Do this
Your task is to repeat all of the material exactly.
◇ ◇ ◇ ◇ ◇ ◇ ◇
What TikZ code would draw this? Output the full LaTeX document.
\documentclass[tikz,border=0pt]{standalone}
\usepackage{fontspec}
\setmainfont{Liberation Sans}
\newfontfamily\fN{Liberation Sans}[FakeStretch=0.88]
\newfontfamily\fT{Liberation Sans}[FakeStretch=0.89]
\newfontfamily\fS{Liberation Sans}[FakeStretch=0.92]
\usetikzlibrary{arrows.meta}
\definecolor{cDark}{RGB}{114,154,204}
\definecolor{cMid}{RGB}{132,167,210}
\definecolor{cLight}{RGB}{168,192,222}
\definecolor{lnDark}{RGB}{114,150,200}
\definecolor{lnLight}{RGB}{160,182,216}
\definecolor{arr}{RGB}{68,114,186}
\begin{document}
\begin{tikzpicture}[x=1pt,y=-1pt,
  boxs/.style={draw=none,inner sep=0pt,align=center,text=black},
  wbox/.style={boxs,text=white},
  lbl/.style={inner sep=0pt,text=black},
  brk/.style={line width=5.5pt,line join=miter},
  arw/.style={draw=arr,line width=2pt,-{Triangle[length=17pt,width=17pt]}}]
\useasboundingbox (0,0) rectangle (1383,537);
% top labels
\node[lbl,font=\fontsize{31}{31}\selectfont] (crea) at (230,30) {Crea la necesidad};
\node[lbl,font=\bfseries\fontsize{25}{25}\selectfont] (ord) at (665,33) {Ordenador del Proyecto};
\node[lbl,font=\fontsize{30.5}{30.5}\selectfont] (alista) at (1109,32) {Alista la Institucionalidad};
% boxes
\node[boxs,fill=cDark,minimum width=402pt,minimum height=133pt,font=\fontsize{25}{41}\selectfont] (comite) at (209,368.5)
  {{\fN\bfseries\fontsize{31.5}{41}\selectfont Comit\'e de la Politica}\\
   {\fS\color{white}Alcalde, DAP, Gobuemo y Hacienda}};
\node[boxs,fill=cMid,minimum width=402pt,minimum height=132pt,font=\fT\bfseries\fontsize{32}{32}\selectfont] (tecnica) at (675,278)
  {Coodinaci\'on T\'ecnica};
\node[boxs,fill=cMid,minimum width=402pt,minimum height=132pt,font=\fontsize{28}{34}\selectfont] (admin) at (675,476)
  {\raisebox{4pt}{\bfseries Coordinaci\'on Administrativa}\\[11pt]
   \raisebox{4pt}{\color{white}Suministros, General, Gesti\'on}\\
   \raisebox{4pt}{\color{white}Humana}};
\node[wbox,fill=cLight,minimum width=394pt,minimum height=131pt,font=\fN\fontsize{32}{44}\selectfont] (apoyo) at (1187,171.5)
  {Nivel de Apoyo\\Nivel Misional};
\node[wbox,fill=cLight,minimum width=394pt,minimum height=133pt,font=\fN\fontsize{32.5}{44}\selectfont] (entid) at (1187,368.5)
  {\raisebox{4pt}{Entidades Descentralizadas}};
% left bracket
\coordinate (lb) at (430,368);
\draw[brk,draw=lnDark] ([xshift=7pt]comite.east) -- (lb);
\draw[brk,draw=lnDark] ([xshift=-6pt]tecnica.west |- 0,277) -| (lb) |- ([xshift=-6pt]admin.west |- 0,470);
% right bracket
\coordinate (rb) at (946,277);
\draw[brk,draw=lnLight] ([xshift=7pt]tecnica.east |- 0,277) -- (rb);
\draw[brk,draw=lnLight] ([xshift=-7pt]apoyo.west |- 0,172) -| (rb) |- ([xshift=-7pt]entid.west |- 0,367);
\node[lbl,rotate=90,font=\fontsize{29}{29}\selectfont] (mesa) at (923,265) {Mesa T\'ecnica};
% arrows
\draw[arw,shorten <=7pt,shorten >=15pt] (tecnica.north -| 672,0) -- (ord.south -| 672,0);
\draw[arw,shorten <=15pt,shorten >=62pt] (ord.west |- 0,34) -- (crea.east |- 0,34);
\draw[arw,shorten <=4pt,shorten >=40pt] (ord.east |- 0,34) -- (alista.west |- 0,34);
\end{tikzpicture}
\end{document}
◇ ◇ ◇ ◇ ◇ ◇ ◇
Response below
What TikZ code would draw this? Output the full LaTeX document.
\documentclass[tikz,border=0pt]{standalone}
\usepackage{fontspec}
\setmainfont{Liberation Sans}
\newfontfamily\fN{Liberation Sans}[FakeStretch=0.88]
\newfontfamily\fT{Liberation Sans}[FakeStretch=0.89]
\newfontfamily\fS{Liberation Sans}[FakeStretch=0.92]
\usetikzlibrary{arrows.meta}
\definecolor{cDark}{RGB}{114,154,204}
\definecolor{cMid}{RGB}{132,167,210}
\definecolor{cLight}{RGB}{168,192,222}
\definecolor{lnDark}{RGB}{114,150,200}
\definecolor{lnLight}{RGB}{160,182,216}
\definecolor{arr}{RGB}{68,114,186}
\begin{document}
\begin{tikzpicture}[x=1pt,y=-1pt,
  boxs/.style={draw=none,inner sep=0pt,align=center,text=black},
  wbox/.style={boxs,text=white},
  lbl/.style={inner sep=0pt,text=black},
  brk/.style={line width=5.5pt,line join=miter},
  arw/.style={draw=arr,line width=2pt,-{Triangle[length=17pt,width=17pt]}}]
\useasboundingbox (0,0) rectangle (1383,537);
% top labels
\node[lbl,font=\fontsize{31}{31}\selectfont] (crea) at (230,30) {Crea la necesidad};
\node[lbl,font=\bfseries\fontsize{25}{25}\selectfont] (ord) at (665,33) {Ordenador del Proyecto};
\node[lbl,font=\fontsize{30.5}{30.5}\selectfont] (alista) at (1109,32) {Alista la Institucionalidad};
% boxes
\node[boxs,fill=cDark,minimum width=402pt,minimum height=133pt,font=\fontsize{25}{41}\selectfont] (comite) at (209,368.5)
  {{\fN\bfseries\fontsize{31.5}{41}\selectfont Comit\'e de la Politica}\\
   {\fS\color{white}Alcalde, DAP, Gobuemo y Hacienda}};
\node[boxs,fill=cMid,minimum width=402pt,minimum height=132pt,font=\fT\bfseries\fontsize{32}{32}\selectfont] (tecnica) at (675,278)
  {Coodinaci\'on T\'ecnica};
\node[boxs,fill=cMid,minimum width=402pt,minimum height=132pt,font=\fontsize{28}{34}\selectfont] (admin) at (675,476)
  {\raisebox{4pt}{\bfseries Coordinaci\'on Administrativa}\\[11pt]
   \raisebox{4pt}{\color{white}Suministros, General, Gesti\'on}\\
   \raisebox{4pt}{\color{white}Humana}};
\node[wbox,fill=cLight,minimum width=394pt,minimum height=131pt,font=\fN\fontsize{32}{44}\selectfont] (apoyo) at (1187,171.5)
  {Nivel de Apoyo\\Nivel Misional};
\node[wbox,fill=cLight,minimum width=394pt,minimum height=133pt,font=\fN\fontsize{32.5}{44}\selectfont] (entid) at (1187,368.5)
  {\raisebox{4pt}{Entidades Descentralizadas}};
% left bracket
\coordinate (lb) at (430,368);
\draw[brk,draw=lnDark] ([xshift=7pt]comite.east) -- (lb);
\draw[brk,draw=lnDark] ([xshift=-6pt]tecnica.west |- 0,277) -| (lb) |- ([xshift=-6pt]admin.west |- 0,470);
% right bracket
\coordinate (rb) at (946,277);
\draw[brk,draw=lnLight] ([xshift=7pt]tecnica.east |- 0,277) -- (rb);
\draw[brk,draw=lnLight] ([xshift=-7pt]apoyo.west |- 0,172) -| (rb) |- ([xshift=-7pt]entid.west |- 0,367);
\node[lbl,rotate=90,font=\fontsize{29}{29}\selectfont] (mesa) at (923,265) {Mesa T\'ecnica};
% arrows
\draw[arw,shorten <=7pt,shorten >=15pt] (tecnica.north -| 672,0) -- (ord.south -| 672,0);
\draw[arw,shorten <=15pt,shorten >=62pt] (ord.west |- 0,34) -- (crea.east |- 0,34);
\draw[arw,shorten <=4pt,shorten >=40pt] (ord.east |- 0,34) -- (alista.west |- 0,34);
\end{tikzpicture}
\end{document}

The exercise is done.